### Given instruction
Word for word, restate every line of the listing that follows.

### Source excerpt
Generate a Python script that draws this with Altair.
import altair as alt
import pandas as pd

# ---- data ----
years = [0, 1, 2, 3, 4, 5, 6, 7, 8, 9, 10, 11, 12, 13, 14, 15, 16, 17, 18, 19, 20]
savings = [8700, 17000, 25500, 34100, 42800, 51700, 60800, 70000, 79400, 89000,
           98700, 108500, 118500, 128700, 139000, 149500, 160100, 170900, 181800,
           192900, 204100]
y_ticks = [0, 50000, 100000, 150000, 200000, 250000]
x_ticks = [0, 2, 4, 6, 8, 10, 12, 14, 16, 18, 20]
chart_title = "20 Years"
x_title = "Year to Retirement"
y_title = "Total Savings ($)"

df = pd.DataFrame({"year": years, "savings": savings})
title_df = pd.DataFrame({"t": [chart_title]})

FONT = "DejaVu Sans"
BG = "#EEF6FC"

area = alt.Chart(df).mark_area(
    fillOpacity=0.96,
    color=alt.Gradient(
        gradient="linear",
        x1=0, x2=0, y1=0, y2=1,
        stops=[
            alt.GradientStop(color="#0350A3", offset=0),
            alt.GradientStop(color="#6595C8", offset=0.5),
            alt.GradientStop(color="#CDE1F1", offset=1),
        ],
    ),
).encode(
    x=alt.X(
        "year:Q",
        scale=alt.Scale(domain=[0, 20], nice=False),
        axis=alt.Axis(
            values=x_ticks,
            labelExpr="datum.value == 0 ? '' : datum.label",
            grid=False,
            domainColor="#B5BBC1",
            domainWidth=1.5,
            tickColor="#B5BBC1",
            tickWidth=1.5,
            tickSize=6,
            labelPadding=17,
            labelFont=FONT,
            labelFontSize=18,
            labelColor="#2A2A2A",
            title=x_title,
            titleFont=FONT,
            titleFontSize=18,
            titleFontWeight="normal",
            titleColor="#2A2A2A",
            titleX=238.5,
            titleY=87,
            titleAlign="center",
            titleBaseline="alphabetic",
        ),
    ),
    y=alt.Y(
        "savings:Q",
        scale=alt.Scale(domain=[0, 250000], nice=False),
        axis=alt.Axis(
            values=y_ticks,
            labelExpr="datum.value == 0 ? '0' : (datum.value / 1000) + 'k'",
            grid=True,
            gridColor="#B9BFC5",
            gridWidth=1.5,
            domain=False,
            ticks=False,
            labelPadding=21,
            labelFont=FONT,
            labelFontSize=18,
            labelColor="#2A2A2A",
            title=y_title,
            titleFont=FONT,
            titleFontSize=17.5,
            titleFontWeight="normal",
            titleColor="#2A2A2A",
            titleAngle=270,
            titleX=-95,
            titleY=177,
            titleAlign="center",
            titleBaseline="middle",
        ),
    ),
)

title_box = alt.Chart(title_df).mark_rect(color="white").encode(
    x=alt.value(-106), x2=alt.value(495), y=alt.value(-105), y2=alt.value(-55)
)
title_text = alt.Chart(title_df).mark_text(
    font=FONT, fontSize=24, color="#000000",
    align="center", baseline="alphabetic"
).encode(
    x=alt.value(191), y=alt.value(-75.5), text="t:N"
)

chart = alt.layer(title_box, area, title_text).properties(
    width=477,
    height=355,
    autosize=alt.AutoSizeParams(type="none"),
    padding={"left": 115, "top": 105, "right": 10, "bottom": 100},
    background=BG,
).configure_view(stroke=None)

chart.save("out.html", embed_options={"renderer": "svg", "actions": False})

### Complete output
Generate a Python script that draws this with Altair.
import altair as alt
import pandas as pd

# ---- data ----
years = [0, 1, 2, 3, 4, 5, 6, 7, 8, 9, 10, 11, 12, 13, 14, 15, 16, 17, 18, 19, 20]
savings = [8700, 17000, 25500, 34100, 42800, 51700, 60800, 70000, 79400, 89000,
           98700, 108500, 118500, 128700, 139000, 149500, 160100, 170900, 181800,
           192900, 204100]
y_ticks = [0, 50000, 100000, 150000, 200000, 250000]
x_ticks = [0, 2, 4, 6, 8, 10, 12, 14, 16, 18, 20]
chart_title = "20 Years"
x_title = "Year to Retirement"
y_title = "Total Savings ($)"

df = pd.DataFrame({"year": years, "savings": savings})
title_df = pd.DataFrame({"t": [chart_title]})

FONT = "DejaVu Sans"
BG = "#EEF6FC"

area = alt.Chart(df).mark_area(
    fillOpacity=0.96,
    color=alt.Gradient(
        gradient="linear",
        x1=0, x2=0, y1=0, y2=1,
        stops=[
            alt.GradientStop(color="#0350A3", offset=0),
            alt.GradientStop(color="#6595C8", offset=0.5),
            alt.GradientStop(color="#CDE1F1", offset=1),
        ],
    ),
).encode(
    x=alt.X(
        "year:Q",
        scale=alt.Scale(domain=[0, 20], nice=False),
        axis=alt.Axis(
            values=x_ticks,
            labelExpr="datum.value == 0 ? '' : datum.label",
            grid=False,
            domainColor="#B5BBC1",
            domainWidth=1.5,
            tickColor="#B5BBC1",
            tickWidth=1.5,
            tickSize=6,
            labelPadding=17,
            labelFont=FONT,
            labelFontSize=18,
            labelColor="#2A2A2A",
            title=x_title,
            titleFont=FONT,
            titleFontSize=18,
            titleFontWeight="normal",
            titleColor="#2A2A2A",
            titleX=238.5,
            titleY=87,
            titleAlign="center",
            titleBaseline="alphabetic",
        ),
    ),
    y=alt.Y(
        "savings:Q",
        scale=alt.Scale(domain=[0, 250000], nice=False),
        axis=alt.Axis(
            values=y_ticks,
            labelExpr="datum.value == 0 ? '0' : (datum.value / 1000) + 'k'",
            grid=True,
            gridColor="#B9BFC5",
            gridWidth=1.5,
            domain=False,
            ticks=False,
            labelPadding=21,
            labelFont=FONT,
            labelFontSize=18,
            labelColor="#2A2A2A",
            title=y_title,
            titleFont=FONT,
            titleFontSize=17.5,
            titleFontWeight="normal",
            titleColor="#2A2A2A",
            titleAngle=270,
            titleX=-95,
            titleY=177,
            titleAlign="center",
            titleBaseline="middle",
        ),
    ),
)

title_box = alt.Chart(title_df).mark_rect(color="white").encode(
    x=alt.value(-106), x2=alt.value(495), y=alt.value(-105), y2=alt.value(-55)
)
title_text = alt.Chart(title_df).mark_text(
    font=FONT, fontSize=24, color="#000000",
    align="center", baseline="alphabetic"
).encode(
    x=alt.value(191), y=alt.value(-75.5), text="t:N"
)

chart = alt.layer(title_box, area, title_text).properties(
    width=477,
    height=355,
    autosize=alt.AutoSizeParams(type="none"),
    padding={"left": 115, "top": 105, "right": 10, "bottom": 100},
    background=BG,
).configure_view(stroke=None)

chart.save("out.html", embed_options={"renderer": "svg", "actions": False})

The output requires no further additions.